Homework 11

22C:116, Fall 1997

Due Monday Dec. 1, 1997, in class

Douglas W. Jones

Background Consider the following variant on the naive message passing model:

send(m,p)
sends the message m to process p. If p is not ready to receive the message, the sender is blocked.

receive(m,p)
awaits a message, then places that message in m and places the process id of the sender in p. If a sender is not waiting, the receiver blocks until a sender is ready to send.

  1. General questions about this model:

    Part A: How many low-level messages between sender and receiver are necessary in order to implement the synchronization requirements of this protocol? Assume that the actual message being sent occupies only a few bytes and that a process ID is comparably small.

    Part B: How many additional messages must you add to your answer above in order to assure reliable message delivery in the face of transmission errors.

    Part C: Describe (briefly) a failure scenerio that demonstrates that reliable delivery is not sufficient to guarantee fault tolerance in a set of applications.

  2. Describe, in about as much detail as was given for the Demos MP system, how the steps involved in process migration for this system. Note, emphatically, that the answer will not be the same as the answer for Demos!

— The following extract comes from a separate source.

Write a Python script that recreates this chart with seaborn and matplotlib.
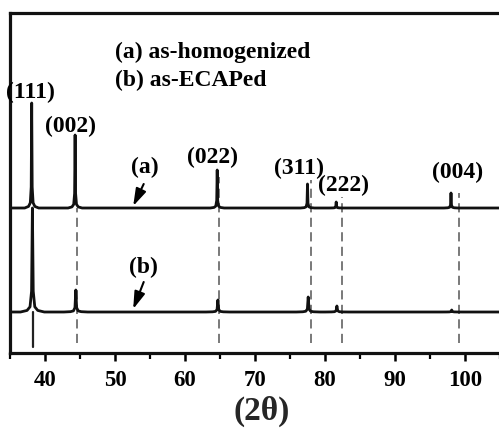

  3. How would you implement a set of DEMOS-like message passing primitives on top of this system? That is, how would you go about adding a software layer that provides a nonblocking send primitive where messages are addressed a particular queue of a process, and where processes may block awaiting a message in a particular queue or set of queues. Please give pseudocode for the DEMOS-style send and receive primitives, and give brief descriptions of the data structures on which they rely.

    Note: You may rely on thread creation primitives, heap management primitives and other tools in solving this problem.

  4. Background: Consider a system based on multiple geographically distributed servers, where files, indexed by globally unique but meaningless file numbers, may be stored on any server, and servers may move files around whenever needed. This problem does not rest on the above discussion of interprocess communication primitives!

    Assume that there is some kind of multicast channel is available so that a client may ask "has anyone got file x". Assume also that this is expensive and you intend to minimize its use.

    Part A: Propose a structure appropriate for UNIX style directories on this system. Assume that the directory server(s) use(s) file servers to store directories. Also! What would the open() service for this system return as the representation of a file descriptor.

    Part B: Give quick-and-dirty pseudocode in terms of your answers above for the user's read() operation that communicates with file servers. Emphasize how you account for the possible migration of a file between the time it is opened and the time you read it, while still allowing efficient reading.

    Part C: Give quick-and-dirty pseudocode for the implementation of the open() operation in the directory server, in terms of your answers to parts A and B. Assume that all file names are global -- that is, that there is no notion of a current working directory.